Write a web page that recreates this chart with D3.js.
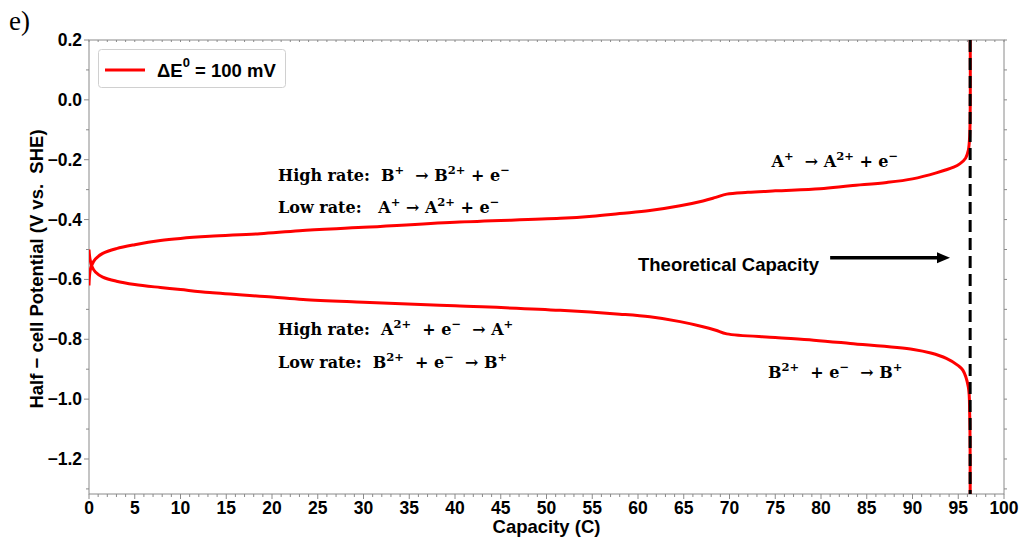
<!DOCTYPE html>
<html>
<head>
<meta charset="utf-8">
<script src="https://cdn.jsdelivr.net/npm/d3@7"></script>
<style>
  body { margin: 0; background: #fff; }
  text { white-space: pre; }
</style>
</head>
<body>
<div id="chart"></div>
<script>
// capacity (C) and potential (V)
var chargeCap = [0, 0.1, 0.3, 0.7, 1.5, 3, 5, 7.8, 10, 13.2, 18.7, 23, 30, 40, 51.5, 55, 58, 61.3, 64.6, 67.1, 68.5, 69.7, 72, 75, 79.9, 83.2, 87.2, 90, 92.6, 94.5, 95.2, 95.8, 96.1, 96.25, 96.3];
var chargeV   = [-0.62, -0.575, -0.552, -0.532, -0.513, -0.497, -0.484, -0.470, -0.463, -0.456, -0.447, -0.437, -0.426, -0.409, -0.396, -0.389, -0.380, -0.370, -0.354, -0.338, -0.326, -0.315, -0.309, -0.304, -0.297, -0.287, -0.276, -0.264, -0.244, -0.225, -0.213, -0.195, -0.169, -0.12, 0.25];

var dischargeCap = [0, 0.1, 0.3, 0.7, 1.5, 3, 5, 7.8, 10, 13.2, 20, 23.4, 30, 40, 51.5, 58, 61.3, 64.6, 67.1, 68.5, 69.7, 75, 79.2, 83.2, 90.1, 92, 93.7, 95, 95.5, 96.1, 96.25, 96.3];
var dischargeV   = [-0.50, -0.53, -0.555, -0.575, -0.592, -0.606, -0.617, -0.627, -0.634, -0.644, -0.659, -0.667, -0.676, -0.688, -0.703, -0.716, -0.725, -0.741, -0.758, -0.770, -0.782, -0.794, -0.803, -0.814, -0.834, -0.846, -0.864, -0.888, -0.903, -0.959, -1.05, -1.40];

var theoCap = 96.3;
var xTicks = d3.range(0, 101, 5);
var yTicks = [0.2, 0.0, -0.2, -0.4, -0.6, -0.8, -1.0, -1.2];

// annotation text: [capacity, potential, parts]  (parts: [text, superscript?])
var notes = [
  [20.66, -0.272, [["High rate:  B",0],["+",1],["  \u2192 B",0],["2+",1],[" + e",0],["\u2212",1]]],
  [20.66, -0.379, [["Low rate:   A",0],["+",1],[" \u2192 A",0],["2+",1],[" + e",0],["\u2212",1]]],
  [20.66, -0.786, [["High rate:  A",0],["2+",1],["  + e",0],["\u2212",1],["  \u2192 A",0],["+",1]]],
  [20.66, -0.896, [["Low rate:  B",0],["2+",1],["  + e",0],["\u2212",1],["  \u2192 B",0],["+",1]]],
  [74.6, -0.225, [["A",0],["+",1],["  \u2192 A",0],["2+",1],[" + e",0],["\u2212",1]]],
  [74.2, -0.930, [["B",0],["2+",1],["  + e",0],["\u2212",1],["  \u2192 B",0],["+",1]]]
];

var W = 1019, H = 539;
var svg = d3.select("#chart").append("svg")
  .attr("width", W).attr("height", H)
  .style("font-family", "'Liberation Sans', Arial, sans-serif");

var x = d3.scaleLinear().domain([0, 100]).range([89, 1004]);
var y = d3.scaleLinear().domain([-1.317, 0.2]).range([494, 40]);

svg.append("clipPath").attr("id", "clip")
  .append("rect")
  .attr("x", x(0)).attr("y", y(0.2))
  .attr("width", x(100) - x(0)).attr("height", y(-1.317) - y(0.2));

var gray = "#8a8a8a";

// frame
svg.append("rect")
  .attr("x", x(0)).attr("y", y(0.2))
  .attr("width", x(100) - x(0)).attr("height", y(-1.317) - y(0.2))
  .attr("fill", "none").attr("stroke", gray).attr("stroke-width", 1);

// bottom axis
var xAxis = svg.append("g").attr("transform", "translate(0," + y(-1.317) + ")");
xAxis.selectAll(".minor").data(d3.range(0, 101, 1)).enter().append("line")
  .attr("x1", function(d) { return x(d); }).attr("x2", function(d) { return x(d); })
  .attr("y1", 0).attr("y2", function(d) { return d % 5 == 0 ? 5 : 3; })
  .attr("stroke", gray);
xAxis.selectAll(".lab").data(xTicks).enter().append("text")
  .attr("x", function(d) { return x(d); }).attr("y", 20)
  .attr("text-anchor", "middle")
  .attr("font-size", 17.5).attr("font-weight", "bold")
  .text(function(d) { return d; });

// top ticks
svg.append("g").selectAll("line").data(d3.range(0, 101, 1)).enter().append("line")
  .attr("x1", function(d) { return x(d); }).attr("x2", function(d) { return x(d); })
  .attr("y1", y(0.2)).attr("y2", y(0.2) + 2)
  .attr("stroke", gray);

// left axis
var yMinor = d3.range(-13, 3).map(function(d) { return d / 10; });
var yAxis = svg.append("g").attr("transform", "translate(" + x(0) + ",0)");
yAxis.selectAll("line").data(yMinor).enter().append("line")
  .attr("y1", function(d) { return y(d); }).attr("y2", function(d) { return y(d); })
  .attr("x1", 0).attr("x2", function(d) { return Math.round(d * 10) % 2 == 0 ? -5 : -3; })
  .attr("stroke", gray);
yAxis.selectAll("text").data(yTicks).enter().append("text")
  .attr("x", -7).attr("y", function(d) { return y(d) + 6; })
  .attr("text-anchor", "end")
  .attr("font-size", 17.5).attr("font-weight", "bold")
  .text(function(d) { return d3.format(".1f")(d).replace("-", "\u2212"); });

// right ticks
svg.append("g").selectAll("line").data(yMinor).enter().append("line")
  .attr("y1", function(d) { return y(d); }).attr("y2", function(d) { return y(d); })
  .attr("x1", x(100)).attr("x2", x(100) + 3)
  .attr("stroke", gray);

// axis titles
svg.append("text")
  .attr("x", (x(0) + x(100)) / 2).attr("y", 533)
  .attr("text-anchor", "middle")
  .attr("font-size", 18.5).attr("font-weight", "bold")
  .text("Capacity (C)");
svg.append("text")
  .attr("transform", "translate(43," + ((y(0.2) + y(-1.317)) / 2 + 2) + ") rotate(-90)")
  .attr("text-anchor", "middle")
  .attr("font-size", 18.5).attr("font-weight", "bold")
  .text("Half \u2212 cell Potential (V vs.  SHE)");

// curves
var line = d3.line()
  .curve(d3.curveCatmullRom.alpha(0.5))
  .x(function(d) { return x(d[0]); })
  .y(function(d) { return y(d[1]); });

var plot = svg.append("g").attr("clip-path", "url(#clip)");

plot.append("path")
  .datum(d3.zip(chargeCap, chargeV))
  .attr("d", line)
  .attr("fill", "none").attr("stroke", "#ff0000").attr("stroke-width", 3)
  .attr("stroke-linejoin", "round");
plot.append("path")
  .datum(d3.zip(dischargeCap, dischargeV))
  .attr("d", line)
  .attr("fill", "none").attr("stroke", "#ff0000").attr("stroke-width", 3)
  .attr("stroke-linejoin", "round");

// theoretical capacity line (on top of the curves)
plot.append("line")
  .attr("x1", x(theoCap)).attr("x2", x(theoCap))
  .attr("y1", y(0.2)).attr("y2", y(-1.317))
  .attr("stroke", "#000").attr("stroke-width", 3)
  .attr("stroke-dasharray", "12,6");

// annotations
notes.forEach(function(n) {
  var t = svg.append("text")
    .attr("x", x(n[0])).attr("y", y(n[1]))
    .attr("font-family", "'DejaVu Serif', 'Liberation Serif', serif")
    .attr("font-size", 16).attr("font-weight", "bold");
  var up = false;
  n[2].forEach(function(p) {
    var s = t.append("tspan").text(p[0]);
    if (p[1] && !up) { s.attr("dy", -7).attr("font-size", 11.5); up = true; }
    else if (p[1]) { s.attr("font-size", 11.5); }
    else if (up) { s.attr("dy", 7); up = false; }
  });
});

svg.append("text")
  .attr("x", x(60)).attr("y", y(-0.571))
  .attr("font-size", 18.5).attr("font-weight", "bold")
  .text("Theoretical Capacity");

// arrow
svg.append("line")
  .attr("x1", x(81)).attr("x2", x(93.2))
  .attr("y1", y(-0.528)).attr("y2", y(-0.528))
  .attr("stroke", "#000").attr("stroke-width", 3.5);
svg.append("path")
  .attr("d", "M" + x(94.1) + "," + y(-0.528) + " l-13,-5.5 l0,11 z")
  .attr("fill", "#000");

// legend
var lg = svg.append("g");
lg.append("rect")
  .attr("x", 98.5).attr("y", 49.5).attr("width", 187).attr("height", 38)
  .attr("rx", 3).attr("fill", "#fff").attr("stroke", "#d0d0d0");
lg.append("line")
  .attr("x1", 105).attr("x2", 145).attr("y1", 70).attr("y2", 70)
  .attr("stroke", "#ff0000").attr("stroke-width", 3);
var lt = lg.append("text").attr("x", 157).attr("y", 77)
  .attr("font-size", 18.5).attr("font-weight", "bold");
lt.append("tspan").text("\u0394E");
lt.append("tspan").attr("dy", -10).attr("font-size", 13).text("0");
lt.append("tspan").attr("dy", 10).text(" = 100 mV");

// panel label
svg.append("text")
  .attr("x", 9).attr("y", 30)
  .attr("font-family", "'Liberation Serif', serif")
  .attr("font-size", 27)
  .text("e)");
</script>
</body>
</html>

○ ○ ○ ○

GIVEN TASK: Write out exactly the lines between the start of the data and the line with "-0.169, -0.12, 0.25];", including both, but none of the pictures.

EXERCISE OUTPUT:
Write a web page that recreates this chart with D3.js.
<!DOCTYPE html>
<html>
<head>
<meta charset="utf-8">
<script src="https://cdn.jsdelivr.net/npm/d3@7"></script>
<style>
  body { margin: 0; background: #fff; }
  text { white-space: pre; }
</style>
</head>
<body>
<div id="chart"></div>
<script>
// capacity (C) and potential (V)
var chargeCap = [0, 0.1, 0.3, 0.7, 1.5, 3, 5, 7.8, 10, 13.2, 18.7, 23, 30, 40, 51.5, 55, 58, 61.3, 64.6, 67.1, 68.5, 69.7, 72, 75, 79.9, 83.2, 87.2, 90, 92.6, 94.5, 95.2, 95.8, 96.1, 96.25, 96.3];
var chargeV   = [-0.62, -0.575, -0.552, -0.532, -0.513, -0.497, -0.484, -0.470, -0.463, -0.456, -0.447, -0.437, -0.426, -0.409, -0.396, -0.389, -0.380, -0.370, -0.354, -0.338, -0.326, -0.315, -0.309, -0.304, -0.297, -0.287, -0.276, -0.264, -0.244, -0.225, -0.213, -0.195, -0.169, -0.12, 0.25];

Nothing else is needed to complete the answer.